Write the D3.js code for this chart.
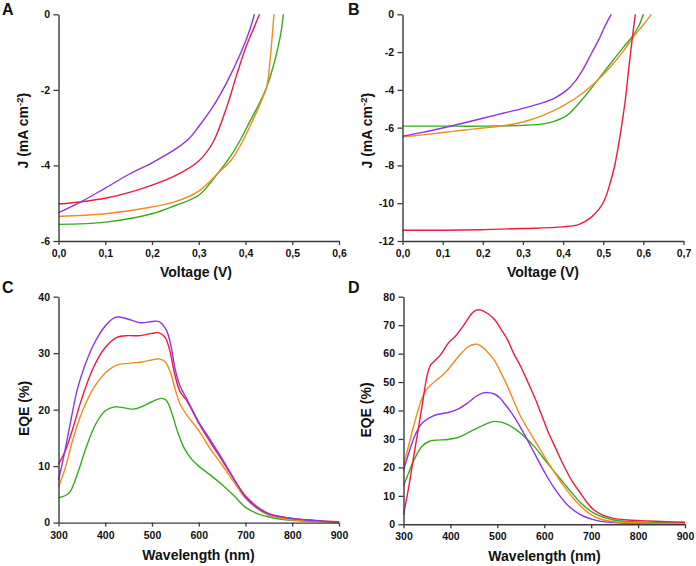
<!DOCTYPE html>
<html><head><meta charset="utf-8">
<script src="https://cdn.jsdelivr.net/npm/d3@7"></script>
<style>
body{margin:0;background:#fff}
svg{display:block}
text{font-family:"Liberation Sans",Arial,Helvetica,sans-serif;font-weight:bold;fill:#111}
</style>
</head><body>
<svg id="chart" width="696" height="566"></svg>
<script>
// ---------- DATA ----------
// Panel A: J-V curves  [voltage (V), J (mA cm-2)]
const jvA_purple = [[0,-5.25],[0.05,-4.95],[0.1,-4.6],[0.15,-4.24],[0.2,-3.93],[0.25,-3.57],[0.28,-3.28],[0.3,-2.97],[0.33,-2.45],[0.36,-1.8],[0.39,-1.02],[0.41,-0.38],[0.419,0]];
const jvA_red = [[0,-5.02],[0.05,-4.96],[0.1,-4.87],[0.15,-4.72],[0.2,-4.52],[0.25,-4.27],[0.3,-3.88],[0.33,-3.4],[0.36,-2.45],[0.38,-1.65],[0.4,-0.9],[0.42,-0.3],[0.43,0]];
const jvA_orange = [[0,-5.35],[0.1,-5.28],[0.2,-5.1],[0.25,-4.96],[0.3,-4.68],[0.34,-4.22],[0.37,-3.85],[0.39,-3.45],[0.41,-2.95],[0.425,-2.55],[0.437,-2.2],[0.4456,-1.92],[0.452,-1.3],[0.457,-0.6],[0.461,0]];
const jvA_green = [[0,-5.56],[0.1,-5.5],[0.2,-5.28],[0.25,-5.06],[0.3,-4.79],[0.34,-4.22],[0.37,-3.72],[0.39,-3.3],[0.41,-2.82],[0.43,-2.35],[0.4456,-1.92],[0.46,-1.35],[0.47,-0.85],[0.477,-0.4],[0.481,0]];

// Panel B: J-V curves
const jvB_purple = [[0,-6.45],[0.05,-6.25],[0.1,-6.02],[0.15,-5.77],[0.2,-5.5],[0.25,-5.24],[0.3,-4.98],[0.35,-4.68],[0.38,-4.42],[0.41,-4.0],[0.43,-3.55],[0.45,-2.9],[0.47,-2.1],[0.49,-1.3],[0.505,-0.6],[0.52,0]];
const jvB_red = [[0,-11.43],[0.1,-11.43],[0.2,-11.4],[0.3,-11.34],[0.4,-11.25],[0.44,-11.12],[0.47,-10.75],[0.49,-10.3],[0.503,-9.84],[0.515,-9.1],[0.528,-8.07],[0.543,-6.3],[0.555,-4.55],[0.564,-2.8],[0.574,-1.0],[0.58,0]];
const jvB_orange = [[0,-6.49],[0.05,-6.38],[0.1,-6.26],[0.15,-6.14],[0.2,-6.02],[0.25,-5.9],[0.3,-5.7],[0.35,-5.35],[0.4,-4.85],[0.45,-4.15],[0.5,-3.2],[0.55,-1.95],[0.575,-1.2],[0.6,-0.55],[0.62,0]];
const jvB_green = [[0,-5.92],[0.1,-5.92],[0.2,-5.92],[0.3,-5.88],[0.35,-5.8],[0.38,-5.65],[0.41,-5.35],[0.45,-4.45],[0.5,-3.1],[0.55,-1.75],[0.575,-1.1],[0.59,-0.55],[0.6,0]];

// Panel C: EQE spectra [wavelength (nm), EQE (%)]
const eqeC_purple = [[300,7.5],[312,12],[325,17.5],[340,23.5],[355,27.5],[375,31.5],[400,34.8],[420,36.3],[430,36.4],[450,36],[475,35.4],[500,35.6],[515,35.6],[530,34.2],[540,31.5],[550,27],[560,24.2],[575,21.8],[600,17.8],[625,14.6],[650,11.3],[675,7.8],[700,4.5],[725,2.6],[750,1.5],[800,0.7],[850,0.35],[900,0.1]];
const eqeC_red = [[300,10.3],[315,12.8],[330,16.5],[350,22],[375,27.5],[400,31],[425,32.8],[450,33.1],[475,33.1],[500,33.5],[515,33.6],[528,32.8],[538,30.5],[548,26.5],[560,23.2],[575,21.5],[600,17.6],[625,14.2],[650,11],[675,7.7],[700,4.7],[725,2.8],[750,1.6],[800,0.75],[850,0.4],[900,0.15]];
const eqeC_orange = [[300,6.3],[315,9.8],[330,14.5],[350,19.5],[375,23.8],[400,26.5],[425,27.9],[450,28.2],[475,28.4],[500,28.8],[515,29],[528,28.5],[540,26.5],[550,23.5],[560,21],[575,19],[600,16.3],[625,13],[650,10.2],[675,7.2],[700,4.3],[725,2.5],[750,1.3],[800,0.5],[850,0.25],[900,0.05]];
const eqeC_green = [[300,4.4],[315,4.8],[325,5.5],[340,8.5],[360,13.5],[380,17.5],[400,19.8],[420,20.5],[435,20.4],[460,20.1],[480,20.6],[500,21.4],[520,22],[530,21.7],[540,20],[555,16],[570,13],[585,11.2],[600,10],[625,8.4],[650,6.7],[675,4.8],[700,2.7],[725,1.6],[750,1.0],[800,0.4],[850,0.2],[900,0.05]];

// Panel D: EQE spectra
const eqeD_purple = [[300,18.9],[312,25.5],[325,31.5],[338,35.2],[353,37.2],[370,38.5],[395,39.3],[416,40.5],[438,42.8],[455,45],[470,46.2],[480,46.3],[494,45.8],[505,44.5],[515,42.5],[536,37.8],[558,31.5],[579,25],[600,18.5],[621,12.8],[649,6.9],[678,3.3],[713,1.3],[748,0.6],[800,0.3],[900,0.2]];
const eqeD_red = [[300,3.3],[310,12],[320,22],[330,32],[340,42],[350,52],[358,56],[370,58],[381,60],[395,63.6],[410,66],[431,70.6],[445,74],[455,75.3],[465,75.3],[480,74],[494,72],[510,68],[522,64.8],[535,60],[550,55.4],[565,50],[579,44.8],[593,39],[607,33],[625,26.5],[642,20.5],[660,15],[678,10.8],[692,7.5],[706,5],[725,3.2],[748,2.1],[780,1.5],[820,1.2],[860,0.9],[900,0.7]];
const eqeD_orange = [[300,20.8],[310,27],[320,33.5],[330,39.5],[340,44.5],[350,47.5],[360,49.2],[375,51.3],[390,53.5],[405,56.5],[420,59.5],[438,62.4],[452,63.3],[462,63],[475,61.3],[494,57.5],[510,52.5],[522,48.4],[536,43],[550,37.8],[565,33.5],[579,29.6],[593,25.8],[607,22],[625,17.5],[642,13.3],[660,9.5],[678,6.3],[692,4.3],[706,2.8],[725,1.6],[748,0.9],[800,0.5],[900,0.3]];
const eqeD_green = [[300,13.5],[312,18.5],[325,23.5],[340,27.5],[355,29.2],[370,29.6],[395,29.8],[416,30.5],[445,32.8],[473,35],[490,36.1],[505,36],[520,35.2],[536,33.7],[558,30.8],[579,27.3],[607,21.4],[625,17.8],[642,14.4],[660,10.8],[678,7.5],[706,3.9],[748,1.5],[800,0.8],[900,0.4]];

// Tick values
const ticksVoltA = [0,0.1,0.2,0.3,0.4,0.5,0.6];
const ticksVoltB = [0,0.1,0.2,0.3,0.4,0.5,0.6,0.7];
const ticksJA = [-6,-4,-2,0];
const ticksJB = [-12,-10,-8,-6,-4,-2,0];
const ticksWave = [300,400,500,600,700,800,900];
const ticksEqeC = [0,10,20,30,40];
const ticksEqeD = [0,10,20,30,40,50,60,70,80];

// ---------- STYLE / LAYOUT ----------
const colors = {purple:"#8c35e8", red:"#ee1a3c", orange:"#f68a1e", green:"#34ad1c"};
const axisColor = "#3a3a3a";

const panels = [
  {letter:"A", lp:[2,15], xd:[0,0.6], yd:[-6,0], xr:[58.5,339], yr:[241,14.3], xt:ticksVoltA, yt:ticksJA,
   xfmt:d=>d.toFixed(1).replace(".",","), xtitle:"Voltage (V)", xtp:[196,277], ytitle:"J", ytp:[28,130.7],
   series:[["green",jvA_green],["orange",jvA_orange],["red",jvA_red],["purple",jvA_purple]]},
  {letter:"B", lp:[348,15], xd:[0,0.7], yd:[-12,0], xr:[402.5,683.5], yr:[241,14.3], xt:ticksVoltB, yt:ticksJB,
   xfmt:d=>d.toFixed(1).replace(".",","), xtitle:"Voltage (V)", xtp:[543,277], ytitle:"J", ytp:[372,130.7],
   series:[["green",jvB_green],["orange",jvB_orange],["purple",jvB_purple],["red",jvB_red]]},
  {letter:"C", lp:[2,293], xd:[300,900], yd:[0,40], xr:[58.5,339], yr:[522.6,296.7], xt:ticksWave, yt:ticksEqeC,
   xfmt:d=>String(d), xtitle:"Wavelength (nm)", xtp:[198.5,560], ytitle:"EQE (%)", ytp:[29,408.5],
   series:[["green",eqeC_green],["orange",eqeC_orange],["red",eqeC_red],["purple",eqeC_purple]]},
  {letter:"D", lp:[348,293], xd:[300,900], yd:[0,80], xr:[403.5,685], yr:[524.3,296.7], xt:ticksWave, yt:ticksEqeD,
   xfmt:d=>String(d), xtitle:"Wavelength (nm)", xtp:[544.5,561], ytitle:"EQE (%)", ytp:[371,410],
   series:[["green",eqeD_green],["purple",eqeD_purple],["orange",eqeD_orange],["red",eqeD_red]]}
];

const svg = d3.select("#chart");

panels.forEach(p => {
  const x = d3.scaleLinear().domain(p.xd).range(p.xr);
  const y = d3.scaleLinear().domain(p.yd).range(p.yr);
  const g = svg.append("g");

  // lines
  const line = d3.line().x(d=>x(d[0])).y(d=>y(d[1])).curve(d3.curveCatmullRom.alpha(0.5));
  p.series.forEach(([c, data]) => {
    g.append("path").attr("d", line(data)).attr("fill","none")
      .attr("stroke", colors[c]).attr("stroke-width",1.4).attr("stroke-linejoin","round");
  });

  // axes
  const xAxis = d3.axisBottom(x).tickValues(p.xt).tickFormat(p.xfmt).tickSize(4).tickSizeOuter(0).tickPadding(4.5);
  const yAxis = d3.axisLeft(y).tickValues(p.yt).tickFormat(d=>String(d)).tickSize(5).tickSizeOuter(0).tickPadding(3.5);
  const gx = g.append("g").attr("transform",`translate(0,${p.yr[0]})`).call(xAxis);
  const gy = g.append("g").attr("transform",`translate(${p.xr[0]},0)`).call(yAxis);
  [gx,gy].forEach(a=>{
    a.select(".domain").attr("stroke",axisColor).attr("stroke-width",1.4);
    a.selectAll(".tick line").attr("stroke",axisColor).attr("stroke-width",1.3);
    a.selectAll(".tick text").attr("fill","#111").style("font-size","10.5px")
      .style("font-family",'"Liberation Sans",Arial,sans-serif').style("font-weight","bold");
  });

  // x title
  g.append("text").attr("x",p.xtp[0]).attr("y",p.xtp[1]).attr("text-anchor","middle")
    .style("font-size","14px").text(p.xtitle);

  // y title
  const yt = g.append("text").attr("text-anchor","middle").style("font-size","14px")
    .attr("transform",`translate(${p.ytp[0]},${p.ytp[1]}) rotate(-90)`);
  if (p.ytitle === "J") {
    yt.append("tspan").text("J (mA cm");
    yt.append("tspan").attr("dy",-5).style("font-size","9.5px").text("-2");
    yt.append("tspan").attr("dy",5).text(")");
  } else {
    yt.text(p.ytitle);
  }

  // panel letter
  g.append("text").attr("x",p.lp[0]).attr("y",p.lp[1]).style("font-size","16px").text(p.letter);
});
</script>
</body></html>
——
Take each line containing the string "chart" and copy it out.

Write the D3.js code for this chart.
<svg id="chart" width="696" height="566"></svg>
const svg = d3.select("#chart");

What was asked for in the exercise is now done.